Like I get nobody likes being criticized but dude, your entire post is resting on a bad foundation. If you start off an article about cars talking about how jetskis are the future of highway transportation, I'm not gonna take that seriously either, because you fumbled it on the starting line.
It isn't clear enough, though. Your argument is actually seriously muddled by your choice to redefine the common usage of a word to your own usage. The viability of your title flips depending on whether one adopts your definition or the common definition.
I think many readers have a hard time letting go of whatever expectation the title created in their mind and then refocusing to try and understand the broader point. Not that I support clickbait titles or poor communication, but I do agree with you that it’s generally more helpful to let go of the semantic details as long as the broader point is understood.
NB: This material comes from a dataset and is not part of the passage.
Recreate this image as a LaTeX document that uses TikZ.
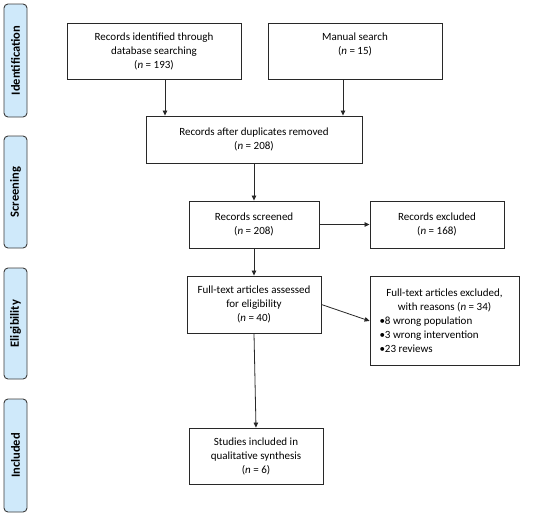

But many people choose to get hung up over the words (probably) because of an inability to self soothe the first shock.
If you have suggestions on a better title, please let me know! I tried pretty hard to come up with different ones, giving time constraints, and this was the best one I had. I'm really bad at titles and this is an area of active growth for me :)
If I happen to think of one, I will let you know for sure. Also, remember that on the internet, only those who have an issue with something will make a comment. There is always a vast silent majority of people who would say, “this is actually fine with me and I have no issues with it” if asked. It’s safe to say your title is not bad. There will always be someone for whom it doesn’t work and the internet has a selection bias to give only them a voice.
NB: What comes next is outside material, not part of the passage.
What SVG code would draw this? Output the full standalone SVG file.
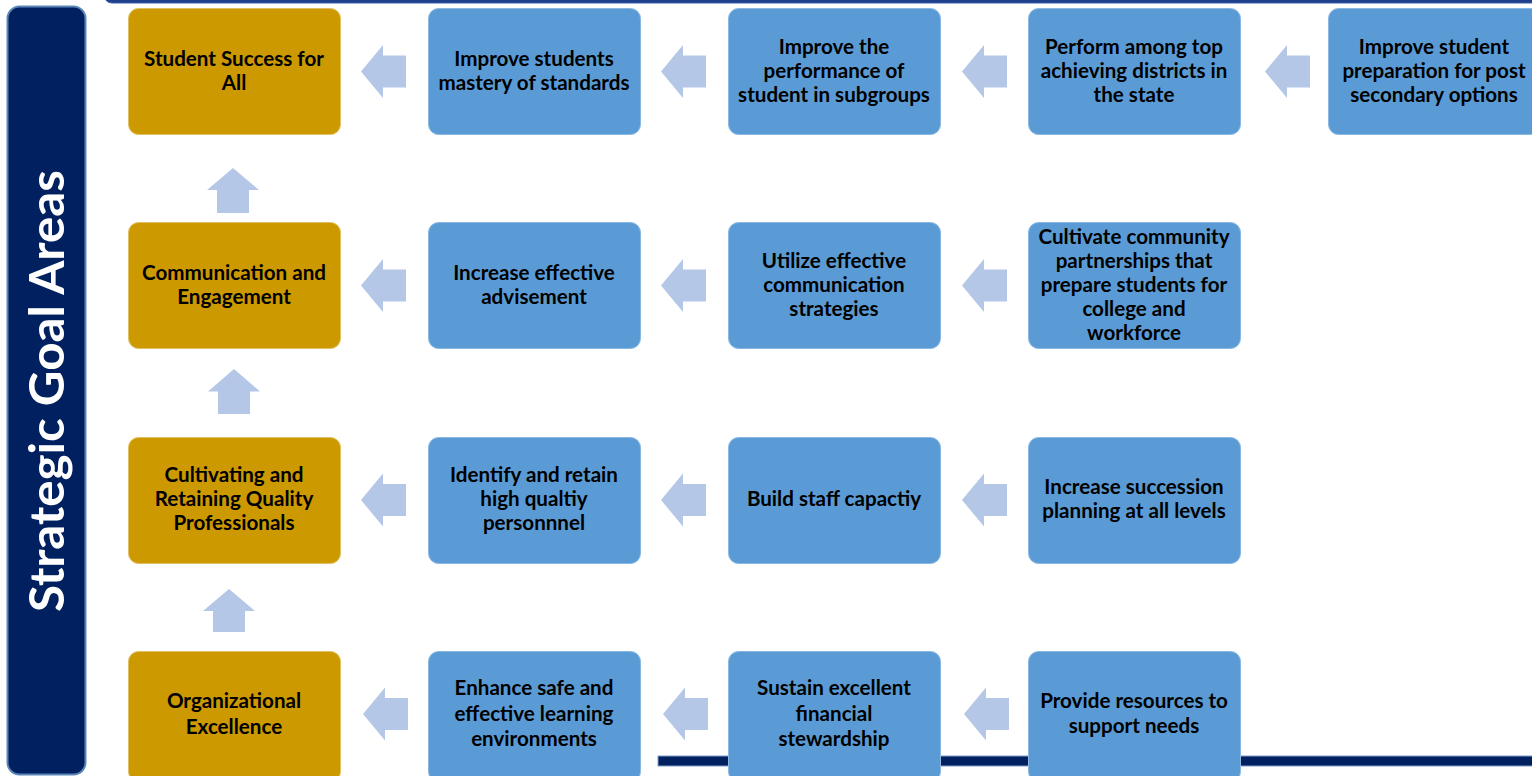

Edit: while writing my earlier comment, I didn’t realise that you were the author. I did not mean to say your title is clickbait. I was only trying to make a concession to anyone who thought so.
Thank you for your kind words and empathy! I appreciate it. Writing to the void is hard, and while I care a lot about improving and not being wrong, I also appreciate it when people realize that the writer on the other side of the screen is a real person, and deliver their feedback with kindness and empathy.
In which case they're contributing discoverability. Because clearly the buyer didn't discover the original store themselves, but did find it on Amazon.
The problem is the value tends to be ephemeral and single use. Once the connection is established, the parties are better off communicating directly.
That’s why marketplaces like TaskRabbit struggle to generalize and grow. Contracting firms often struggle in similar ways and try to put clauses in their contracts to retain their relevance.
I compiled a list of my favorite intellectual jokes, as well as offer a short treatise on why intellectual jokes aren't just "jokes about smart people"
In xenosociology class we learned about a planet full of people who believe in anti-induction: if the sun has risen every day in the past, then they think it’s very unlikely that it’d rise again.
As a result, these people are all starving and living in poverty. An Earth xenosociologist visits the planet and studies them assiduously for 6 months. At the end of her stay, she asked to be brought to their greatest scientists and philosophers, and poses the question: “Hey, why are you still using this anti-induction philosophy? You’re living in horrible poverty!” The lead philosopher of science looks at her in pity as if she’s a child, and replies:
“Well, it never worked before…”
__
Did you know? The moon landing was staged. It was faked by Stanley Kubrick.
But Kubrick was a perfectionist, so he insisted that they shoot on location.
If you like explorations of the deep impacts of parallel universes which have bridges that lets you transport bits (but not matter), you might enjoy https://brainchip.thecomicseries.com/
I like some of Yudkowsky's shorter fiction but I could never get into HPMOR. The writing style just comes across as too smarmy. I know it's intentional but I still can't get past it (I had trouble with Thomas Covenant) as well.
For this article, I wrote 4000+ words in the first draft and asked AIs to help suggest places where I repeated myself, different sections or other things to cut, etc, so the final article is tightly focused. I tend naturally to be longwinded, and it's helpful to go through iterations of figuring out what to cut in consultation with AI. I also use them to check grammar, typos, and spelling, and whether my points are too complicated (as a rule of thumb, if I didn't explain something well enough for Opus to understand, I assume I need a better explanation for human readers as well). I'm not theoretically opposed to having AIs do the writing but empirically I have not found them useful.
This might be presumptuous of me, but I do not believe current-generation AIs are capable of writing articles of the quality level of my nonfiction writing. I think they have a) lower quality and quantity of overall insight, particular on philosophy-adjacent topics, b) lower ability to be appropriately confident in making claims well[1], and c) noticeably worse ability to "write well", subjectively defined (eg weaker sentences, less deft use of metaphors and references, tries too hard to force a point when there's nothing there, etc).
Honestly I find myself slightly offended by the comparison, though I acknowledge it's one of the things where 2-3 generations down the line AIs might well surpass me at.
I think "blurry jpeg" misses the point, for most practical questions. It conflates substrate and developmental history with emergent capabilities and consequences, and is only one step up from saying "AI is just 1s and 0s"
[1] To be clear this is something I have not mastered, I'm just saying AIs never seem to get this well, though maybe I'm just bad at prompting. In particular there's a particular "internet slop"-style that they go to very quickly, and when I try to prime them away from that they sound fake in a different direction.
It wasn't one of the short stories I reread for the review. I thought he simplified the thermodynamics element to make the story work, but multiple people have corrected me by now. Note the specific wording was "appear to" because I wasn't sure.